Throughout the last decades, the societal and economic integration taking place within Europe has aimed to improve and balance people’s living conditions. This process should be sustained by both shared political values as well as free trade, a common market, and the mobility of people and ideas. Nevertheless, territories often still develop unevenly and the focus on neoliberal policies often perpetuates polarisation instead of achieving social and territorial cohesion. To better grasp these dynamics, this research area pursues new perspectives on researching diverging socio-spatial developments that lead to “multiple geographies”. Its practical aim is to propose solutions on how to tackle the political, economic, and societal challenges resulting from increasing polarisation and peripheralisation.

Of particular interest are questions about how political, economic, and civil society actors initiate new developments, the challenges that need to be overcome, as well as about the processes, which determine the socio-spatial (dis)advantageous settings in which actors, places, and regions find themselves. Contributing to the wider debate on a balanced and just spatial development, the research area investigates alternative perspectives for structurally weak and peripheralised regions. Of particular interest are approaches to regional development, which are less prominent in the public discourse.
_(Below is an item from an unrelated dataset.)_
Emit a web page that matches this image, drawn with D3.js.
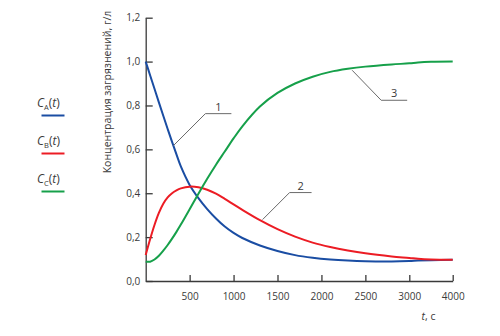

What is the role of local spatial conditions and relations in social and economic innovation processes and path development? What is the progressive potential of alternative, social and peripheral economies? How can regional and local change be understood as collaborative processes that comprise state, quasi-state, and non-state actors? How, and under which circumstances do cities, regions and especially peripheralised areas reposition themselves in contexts of Europeanisation, nation building, internalisation, and globalisation? The research area seeks to examine these questions predominantly through transnational comparative studies.